I've never seen the piece done with the two central figures so different in age and size. Pettle's querulous Estragon is an edgy child, a fed-up teen rebelling against his circumstances. Hutt's measured Vladimir is a calm parent who tries to impart his wisdom and patience while dealing with his own unreliable bladder. Estragon wants to leave but can't; Vladimir reminds him of their need to wait for the mysterious Godot.
They sort out problems with shoes and hats, talk philosophically and explore any way they can think of to pass the time, by asking questions, shakily remembering the past, contradicting or insulting each other or dealing with passersby Pozzo and his servant Lucky.
Joseph Ziegler gives some warmth to the snobbish, fascistic Pozzo, while Oliver Dennis , wheezing before he speaks, turns Lucky's bravura speech into a seemingly well-reasoned monologue.
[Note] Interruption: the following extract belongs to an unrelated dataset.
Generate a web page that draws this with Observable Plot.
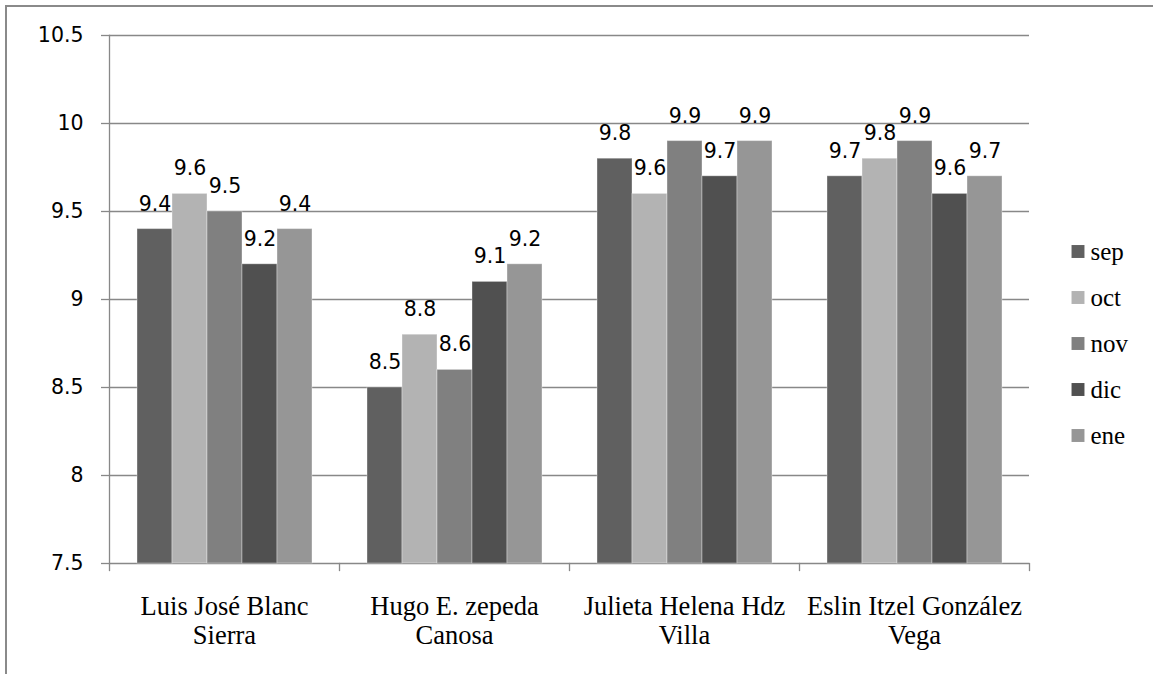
<!DOCTYPE html>
<html>
<head>
<meta charset="utf-8">
<script src="https://cdn.jsdelivr.net/npm/d3@7"></script>
<script src="https://cdn.jsdelivr.net/npm/@observablehq/plot@0.6"></script>
<style>
  html, body { margin: 0; padding: 0; background: #fff; }
  #wrap { position: relative; width: 1153px; height: 674px; overflow: hidden; }
  #frame { position: absolute; left: 5px; top: 5px; right: -10px; bottom: -10px;
           border-top: 2px solid #8a8a8a; border-left: 2px solid #8a8a8a; }
  #chart { position: absolute; left: 0; top: 0; }
</style>
</head>
<body>
<div id="wrap"><div id="frame"></div><div id="chart"></div></div>
<script>
const students = ["Luis José Blanc Sierra", "Hugo E. zepeda Canosa", "Julieta Helena Hdz Villa", "Eslin Itzel González Vega"];
const axisLabels = ["Luis José Blanc\nSierra", "Hugo E. zepeda\nCanosa", "Julieta Helena Hdz\nVilla", "Eslin Itzel González\nVega"];
const months = ["sep", "oct", "nov", "dic", "ene"];
const sep = [9.4, 8.5, 9.8, 9.7];
const oct = [9.6, 8.8, 9.6, 9.8];
const nov = [9.5, 8.6, 9.9, 9.9];
const dic = [9.2, 9.1, 9.7, 9.6];
const ene = [9.4, 9.2, 9.9, 9.7];
const yTicks = [7.5, 8, 8.5, 9, 9.5, 10, 10.5];
const colors = ["#606060", "#b3b3b3", "#808080", "#505050", "#969696"];

const series = {sep, oct, nov, dic, ene};
const data = [];
students.forEach((s, i) => months.forEach(m => data.push({student: s, month: m, value: series[m][i]})));
const baseline = yTicks[0];
const gridColor = "#888888";
const legendStep = 46;

const legendMarks = months.flatMap((m, i) => [
  Plot.dot([m], {frameAnchor: "right", dx: 48.5, dy: -48 + legendStep * i, symbol: "square", r: 7.3,
    fill: colors[i], stroke: "none", facet: "super"}),
  Plot.text([m], {frameAnchor: "right", dx: 61, dy: -48 + legendStep * i, text: d => d, textAnchor: "start",
    fontFamily: "Liberation Serif", fontSize: 25, fill: "#000", facet: "super"})
]);

const chart = Plot.plot({
  width: 1153,
  height: 674,
  marginLeft: 107,
  marginRight: 123,
  marginTop: 35,
  marginBottom: 111,
  style: {background: "transparent", overflow: "visible"},
  fx: {domain: students, padding: 0, label: null},
  x: {domain: months, paddingInner: 0, paddingOuter: 0.76, axis: null},
  y: {domain: [yTicks[0], yTicks[yTicks.length - 1]], ticks: yTicks, label: null},
  color: {domain: months, range: colors},
  marks: [
    Plot.gridY(yTicks, {stroke: gridColor, strokeOpacity: 1, strokeWidth: 1.3}),
    Plot.barY(data, {fx: "student", x: "month", y1: () => baseline, y2: "value", fill: "month",
      stroke: "#ffffff", strokeOpacity: 0.35, strokeWidth: 1}),
    Plot.text(data, {fx: "student", x: "month", y: "value", text: d => String(d.value),
      dy: -25, fontSize: 20.5, fontFamily: "DejaVu Sans", fill: "#000"}),
    Plot.axisY(yTicks, {anchor: "left", tickSize: 8, tickPadding: 18, stroke: gridColor, strokeWidth: 1.3,
      tickFormat: d => String(d), fontSize: 20.5, fontFamily: "DejaVu Sans", fill: "#000", label: null}),
    Plot.frame({anchor: "left", facetAnchor: "left", stroke: gridColor, strokeWidth: 1.3}),
    Plot.frame({anchor: "left", insetTop: 528, insetBottom: -7, stroke: gridColor, strokeWidth: 1.3}),
    Plot.frame({anchor: "right", facetAnchor: "right", insetTop: 528, insetBottom: -7, stroke: gridColor, strokeWidth: 1.3}),
    Plot.axisFx({anchor: "bottom", tickSize: 0, tickPadding: 31, label: null,
      tickFormat: d => axisLabels[students.indexOf(d)], lineHeight: 1.1,
      fontSize: 26.5, fontFamily: "Liberation Serif", fill: "#000"}),
    ...legendMarks
  ]
});
document.getElementById("chart").appendChild(chart);
</script>
</body>
</html>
But it's Pettle and Hutt who hold our attention, whether they're fighting or holding onto each other in what is sometimes father/son comfort, sometimes shared desperation. The quicksilver Pettle has the shorter fuse, always threatening to quit his partner but never accomplishing that goal. Hutt, the slower of the pair, is often the optimistic conciliator, but also someone who fearfully refuses to hear his partner's nightmares.
Despite his generally placid nature, Vladimir sometimes confronts the yawning existential chasm at his feet. It's here that Hutt shows his brilliance, using awesome technique and an occasional Learlike touch to reveal a man whose tricks of external distraction can't hide his primordial fear.